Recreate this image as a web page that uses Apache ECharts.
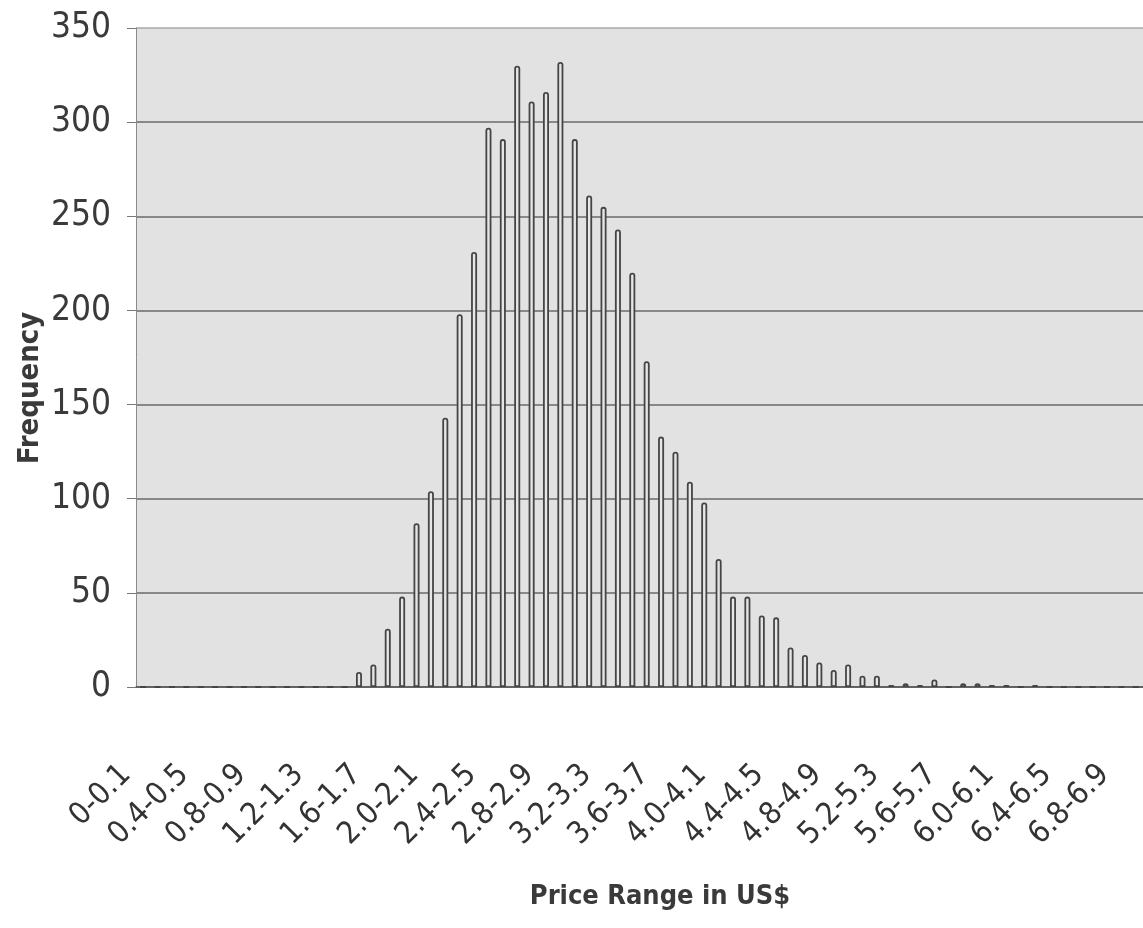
<!DOCTYPE html>
<html>
<head>
<meta charset="utf-8">
<title>Price Range Frequency</title>
<script src="https://cdn.jsdelivr.net/npm/echarts@6/dist/echarts.min.js"></script>
<style>
  html, body { margin: 0; padding: 0; background: #ffffff; }
  #chart { width: 1143px; height: 928px; }
</style>
</head>
<body>
<div id="chart"></div>
<script>
// Price bins in US$ (0.1 wide)
const categories = [
  '0-0.1', '0.1-0.2', '0.2-0.3', '0.3-0.4', '0.4-0.5', '0.5-0.6', '0.6-0.7', '0.7-0.8', '0.8-0.9', '0.9-1.0',
  '1.0-1.1', '1.1-1.2', '1.2-1.3', '1.3-1.4', '1.4-1.5', '1.5-1.6', '1.6-1.7', '1.7-1.8', '1.8-1.9', '1.9-2.0',
  '2.0-2.1', '2.1-2.2', '2.2-2.3', '2.3-2.4', '2.4-2.5', '2.5-2.6', '2.6-2.7', '2.7-2.8', '2.8-2.9', '2.9-3.0',
  '3.0-3.1', '3.1-3.2', '3.2-3.3', '3.3-3.4', '3.4-3.5', '3.5-3.6', '3.6-3.7', '3.7-3.8', '3.8-3.9', '3.9-4.0',
  '4.0-4.1', '4.1-4.2', '4.2-4.3', '4.3-4.4', '4.4-4.5', '4.5-4.6', '4.6-4.7', '4.7-4.8', '4.8-4.9', '4.9-5.0',
  '5.0-5.1', '5.1-5.2', '5.2-5.3', '5.3-5.4', '5.4-5.5', '5.5-5.6', '5.6-5.7', '5.7-5.8', '5.8-5.9', '5.9-6.0',
  '6.0-6.1', '6.1-6.2', '6.2-6.3', '6.3-6.4', '6.4-6.5', '6.5-6.6', '6.6-6.7', '6.7-6.8', '6.8-6.9', '6.9-7.0'
];

// Number of observations in each bin
const frequency = [
  0, 0, 0, 0, 0, 0, 0, 0, 0, 0,
  0, 0, 0, 0, 0, 8, 12, 31, 48, 87,
  104, 143, 198, 231, 297, 291, 330, 311, 316, 332,
  291, 261, 255, 243, 220, 173, 133, 125, 109, 98,
  68, 48, 48, 38, 37, 21, 17, 13, 9, 12,
  6, 6, 1, 2, 1, 4, 0, 2, 2, 1,
  1, 0, 1, 0, 0, 0, 0, 0, 0, 0
];

// Frequency axis ticks
const yTicks = [0, 50, 100, 150, 200, 250, 300, 350];

const xTitle = 'Price Range in US$';
const yTitle = 'Frequency';

const FONT = '"DejaVu Sans Condensed", "Liberation Sans Narrow", sans-serif';

const chart = echarts.init(document.getElementById('chart'), null, { renderer: 'canvas' });

// Split line colours: the top edge of the plot is lighter than inner grid lines
const splitColors = yTicks.map((v, i) => (i === yTicks.length - 1 ? '#a8a8a8' : '#6a6a6a'));

chart.setOption({
  backgroundColor: '#ffffff',
  animation: false,
  grid: {
    left: 136,
    right: 0,
    top: 28,
    bottom: 241,
    show: true,
    backgroundColor: '#e2e2e2',
    borderWidth: 0
  },
  xAxis: {
    type: 'category',
    data: categories,
    boundaryGap: true,
    axisLine: { show: true, lineStyle: { color: '#555555', width: 1.5 } },
    axisTick: { show: false },
    axisLabel: {
      interval: 3,
      rotate: 45,
      margin: 66,
      padding: [0, 24, 0, 0],
      fontFamily: FONT,
      fontSize: 31,
      color: '#333333'
    },
    splitLine: { show: false }
  },
  yAxis: {
    type: 'value',
    min: yTicks[0],
    max: yTicks[yTicks.length - 1],
    interval: yTicks[1] - yTicks[0],
    axisLine: { show: true, lineStyle: { color: '#8a8a8a', width: 1 } },
    axisTick: { show: true, length: 9, lineStyle: { color: '#777777', width: 1 } },
    axisLabel: {
      margin: 25,
      fontFamily: FONT,
      fontSize: 35,
      color: '#3a3a3a'
    },
    splitLine: { show: true, lineStyle: { color: splitColors, width: 1.5 } }
  },
  series: [{
    type: 'bar',
    data: frequency,
    barWidth: 6,
    itemStyle: {
      color: '#e6e6e6',
      borderColor: '#454545',
      borderWidth: 1.8,
      borderRadius: [2, 2, 0, 0]
    }
  }],
  graphic: [
    {
      type: 'text',
      x: 660,
      y: 897,
      style: {
        text: xTitle,
        x: 0,
        y: 0,
        align: 'center',
        verticalAlign: 'middle',
        font: 'bold 27px ' + FONT,
        fill: '#3a3a3a'
      }
    },
    {
      type: 'text',
      x: 30,
      y: 388,
      rotation: Math.PI / 2,
      style: {
        text: yTitle,
        x: 0,
        y: 0,
        align: 'center',
        verticalAlign: 'middle',
        font: 'bold 29px ' + FONT,
        fill: '#3a3a3a'
      }
    }
  ]
});
</script>
</body>
</html>
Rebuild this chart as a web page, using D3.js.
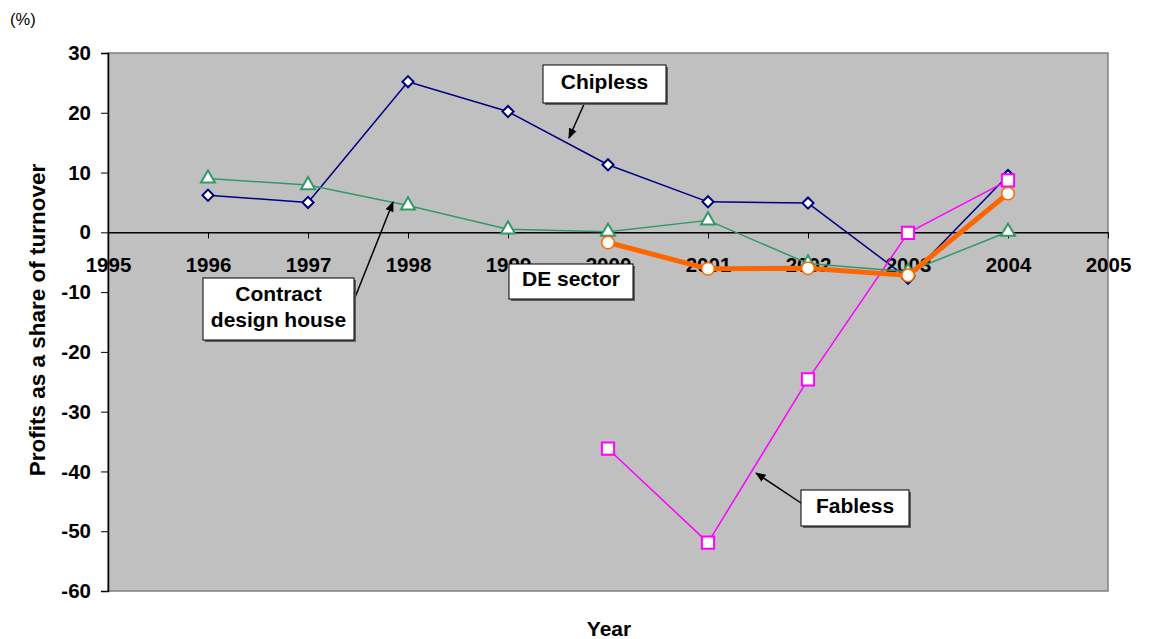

WHAT TO WORK ON
Skip every picture and return the lines above from the top through the one that contains "const yTicks = [0, 50, 100, 150, 200, 250, 300, 350];".

SOLUTION
Recreate this image as a web page that uses Apache ECharts.
<!DOCTYPE html>
<html>
<head>
<meta charset="utf-8">
<title>Price Range Frequency</title>
<script src="https://cdn.jsdelivr.net/npm/echarts@6/dist/echarts.min.js"></script>
<style>
  html, body { margin: 0; padding: 0; background: #ffffff; }
  #chart { width: 1143px; height: 928px; }
</style>
</head>
<body>
<div id="chart"></div>
<script>
// Price bins in US$ (0.1 wide)
const categories = [
  '0-0.1', '0.1-0.2', '0.2-0.3', '0.3-0.4', '0.4-0.5', '0.5-0.6', '0.6-0.7', '0.7-0.8', '0.8-0.9', '0.9-1.0',
  '1.0-1.1', '1.1-1.2', '1.2-1.3', '1.3-1.4', '1.4-1.5', '1.5-1.6', '1.6-1.7', '1.7-1.8', '1.8-1.9', '1.9-2.0',
  '2.0-2.1', '2.1-2.2', '2.2-2.3', '2.3-2.4', '2.4-2.5', '2.5-2.6', '2.6-2.7', '2.7-2.8', '2.8-2.9', '2.9-3.0',
  '3.0-3.1', '3.1-3.2', '3.2-3.3', '3.3-3.4', '3.4-3.5', '3.5-3.6', '3.6-3.7', '3.7-3.8', '3.8-3.9', '3.9-4.0',
  '4.0-4.1', '4.1-4.2', '4.2-4.3', '4.3-4.4', '4.4-4.5', '4.5-4.6', '4.6-4.7', '4.7-4.8', '4.8-4.9', '4.9-5.0',
  '5.0-5.1', '5.1-5.2', '5.2-5.3', '5.3-5.4', '5.4-5.5', '5.5-5.6', '5.6-5.7', '5.7-5.8', '5.8-5.9', '5.9-6.0',
  '6.0-6.1', '6.1-6.2', '6.2-6.3', '6.3-6.4', '6.4-6.5', '6.5-6.6', '6.6-6.7', '6.7-6.8', '6.8-6.9', '6.9-7.0'
];

// Number of observations in each bin
const frequency = [
  0, 0, 0, 0, 0, 0, 0, 0, 0, 0,
  0, 0, 0, 0, 0, 8, 12, 31, 48, 87,
  104, 143, 198, 231, 297, 291, 330, 311, 316, 332,
  291, 261, 255, 243, 220, 173, 133, 125, 109, 98,
  68, 48, 48, 38, 37, 21, 17, 13, 9, 12,
  6, 6, 1, 2, 1, 4, 0, 2, 2, 1,
  1, 0, 1, 0, 0, 0, 0, 0, 0, 0
];

// Frequency axis ticks
const yTicks = [0, 50, 100, 150, 200, 250, 300, 350];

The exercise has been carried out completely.